I have heard of trans women attending Smith, but only those who have gone through the application process in strictest stealth. Thus, though trans women have gone to Smith, I don’t think anyone at Smith knows about it. This is, of course, in laughable contrast to the vibrant and visible culture of transmasculinity on campus, which has received much media attention and is the butt of plenty of LBTQ community jokes (“Oh, she’s going to Smith to meet boiz.”)
I jumped through all the right hoops, and I still didn’t get in. Calliowong had a few bureaucratic loose ends out there, and didn’t even get a chance to apply. This is a problem. It’s a problem because trans women face a constant crisis of education, housing and jobs. It almost doesn’t need to be said that it is bizarre that a women’s college with a social justice mission continues to reject promising applicants because they happened to be extremely marginalized women.
I believe in trans women and I think that we are one of the world’s most neglected, undervalued resources. I believe that with support and encouragement, we can thrive and change the world. I only wish Smith College did, too.
Addendum: if any other trans women out there have had the experience of being denied admission to Smith, I’d like to hear from you — bryn@brynkelly.com.
calliowong:
So.

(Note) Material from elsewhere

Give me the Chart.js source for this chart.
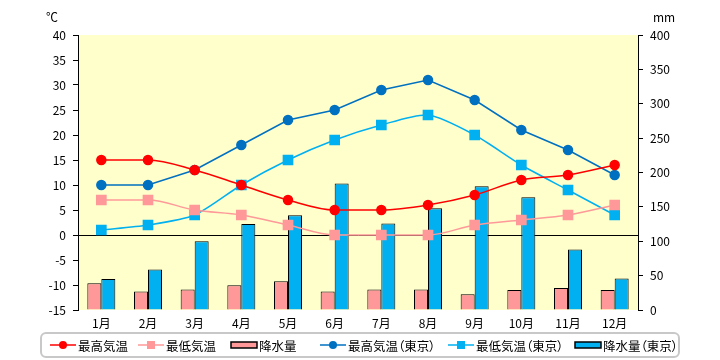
<!DOCTYPE html>
<html>
<head>
<meta charset="utf-8">
<script src="https://cdn.jsdelivr.net/npm/chart.js@4/dist/chart.umd.min.js"></script>
<style>
  body { margin: 0; background: #fff; font-family: "Noto Sans CJK JP", sans-serif; }
  #wrap { position: relative; width: 720px; height: 360px; }
  .unit { position: absolute; font-size: 12px; color: #000; }
  #legend { position: absolute; left: 40px; top: 332px; width: 636px; height: 22px;
            border: 2px solid #c8c8c8; border-radius: 6px; }
  .item { position: absolute; top: 0; height: 22px; display: flex; align-items: center;
          white-space: nowrap; font-size: 12.5px; color: #000; font-feature-settings: "palt"; }
  .item svg { margin-right: 1px; flex: none; }
</style>
</head>
<body>
<div id="wrap">
  <canvas id="chart1" width="720" height="360"></canvas>
  <div class="unit" style="left:46px; top:8px;">℃</div>
  <div class="unit" style="left:653px; top:8px;">mm</div>
  <div id="legend"></div>
</div>
<script>
// データ
const meses = ["1月", "2月", "3月", "4月", "5月", "6月", "7月", "8月", "9月", "10月", "11月", "12月"];
const maxTemp = [15, 15, 13, 10, 7, 5, 5, 6, 8, 11, 12, 14];
const minTemp = [7, 7, 5, 4, 2, 0, 0, 0, 2, 3, 4, 6];
const chuva = [39, 27, 30, 36, 42, 27, 30, 30, 23, 29, 32, 29];
const maxTokyo = [10, 10, 13, 18, 23, 25, 29, 31, 27, 21, 17, 12];
const minTokyo = [1, 2, 4, 10, 15, 19, 22, 24, 20, 14, 9, 4];
const chuvaTokyo = [45, 59, 100, 125, 138, 184, 126, 148, 180, 164, 88, 46];

const FONT = { family: "'Noto Sans CJK JP', sans-serif", size: 12 };

// fundo amarelo da área do gráfico
const fundoPlugin = {
    id: "fundo",
    beforeDraw(chart) {
        const a = chart.chartArea;
        const c = chart.ctx;
        c.save();
        c.fillStyle = "#FFFFCC";
        c.fillRect(a.left, a.top, a.right - a.left, a.bottom - a.top);
        c.restore();
    }
};

const ctx = document.getElementById("chart1").getContext("2d");
const chart = new Chart(ctx, {
    data: {
        labels: meses,
        datasets: [
            { type: "line", label: "最高気温", data: maxTemp, yAxisID: "y", order: 1,
              borderColor: "#FF0000", backgroundColor: "#FF0000", borderWidth: 1.5,
              pointStyle: "circle", pointRadius: 4.5, cubicInterpolationMode: "monotone" },
            { type: "line", label: "最低気温", data: minTemp, yAxisID: "y", order: 1,
              borderColor: "#FF9999", backgroundColor: "#FF9999", borderWidth: 1.5,
              pointStyle: "rect", pointRadius: 6.5, cubicInterpolationMode: "monotone" },
            { type: "bar", label: "降水量", data: chuva, yAxisID: "y1", order: 2,
              backgroundColor: "#FF9999", borderColor: "#000", borderWidth: 1,
              categoryPercentage: 0.6, barPercentage: 1.0 },
            { type: "line", label: "最高気温（東京）", data: maxTokyo, yAxisID: "y", order: 1,
              borderColor: "#0070C0", backgroundColor: "#0070C0", borderWidth: 1.5,
              pointStyle: "circle", pointRadius: 4.5, tension: 0 },
            { type: "line", label: "最低気温（東京）", data: minTokyo, yAxisID: "y", order: 1,
              borderColor: "#00B0F0", backgroundColor: "#00B0F0", borderWidth: 1.5,
              pointStyle: "rect", pointRadius: 6.5, tension: 0.25 },
            { type: "bar", label: "降水量（東京）", data: chuvaTokyo, yAxisID: "y1", order: 2,
              backgroundColor: "#00B0F0", borderColor: "#000", borderWidth: 1,
              categoryPercentage: 0.6, barPercentage: 1.0 }
        ]
    },
    options: {
        responsive: false,
        animation: false,
        devicePixelRatio: 1,
        layout: { padding: { top: 35, left: 0, right: 0, bottom: 0 } },
        plugins: { legend: { display: false }, tooltip: { enabled: false } },
        elements: { point: { borderWidth: 0 } },
        scales: {
            x: {
                grid: { display: false, drawTicks: false },
                border: { display: false },
                ticks: { color: "#000", font: FONT, padding: 6, maxRotation: 0 },
                afterFit(s) { s.height = 50; }
            },
            y: {
                position: "left", min: -15, max: 40,
                ticks: { stepSize: 5, color: "#000", font: FONT, padding: 7 },
                grid: {
                    color: c => c.tick && c.tick.value === 0 ? "#000" : "rgba(0,0,0,0)",
                    tickColor: "#000", tickLength: 5, lineWidth: 1
                },
                border: { display: true, color: "#000", width: 1 },
                afterFit(s) { s.width = 78; }
            },
            y1: {
                position: "right", min: 0, max: 400,
                ticks: { stepSize: 50, color: "#000", font: FONT, padding: 7 },
                grid: { drawOnChartArea: false, tickColor: "#000", tickLength: 5 },
                border: { display: true, color: "#000", width: 1 },
                afterFit(s) { s.width = 82; }
            }
        }
    },
    plugins: [fundoPlugin]
});

// legenda em HTML
const legendaItens = [
    { x: 8,   tipo: "line", cor: "#FF0000", marca: "circle" },
    { x: 96,  tipo: "line", cor: "#FF9999", marca: "rect" },
    { x: 188, tipo: "bar",  cor: "#FF9999" },
    { x: 278, tipo: "line", cor: "#0070C0", marca: "circle" },
    { x: 406, tipo: "line", cor: "#00B0F0", marca: "rect" },
    { x: 532, tipo: "bar",  cor: "#00B0F0" }
];
const legendaEl = document.getElementById("legend");
chart.data.datasets.forEach((ds, i) => {
    const it = legendaItens[i];
    let svg;
    if (it.tipo === "bar") {
        svg = `<svg width="28" height="10"><rect x="1" y="2" width="26" height="6" fill="${it.cor}" stroke="#000" stroke-width="1.5"/></svg>`;
    } else {
        const m = it.marca === "circle"
            ? `<circle cx="13" cy="5" r="4" fill="${it.cor}"/>`
            : `<rect x="9" y="1" width="8" height="8" fill="${it.cor}"/>`;
        svg = `<svg width="27" height="10"><line x1="0" y1="5" x2="26" y2="5" stroke="${it.cor}" stroke-width="1.5"/>${m}</svg>`;
    }
    const div = document.createElement("div");
    div.className = "item";
    div.style.left = it.x + "px";
    div.innerHTML = svg + "<span>" + ds.label + "</span>";
    legendaEl.appendChild(div);
});
</script>
</body>
</html>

It’s been a while since I’ve written you all, folks. As far as I know, this will be the last update letter I will write you.
I guess this is it, for now. There’s no chance I can go to Smith College, as the administration has returned my application without reading it not once—but two times…
I think the distinctly unfunny part about this is that Ms. Kelly’s experience belies that Dean Shaver’s earlier claims that there have been no trans woman applicants to Smith.
And, well, I know both these people, and I’m going to tell you i’m inclined to believe the now four trans women who i know or know of who have been rejected by the College more than Dean Shaver, who is at this point quite caught in a lie.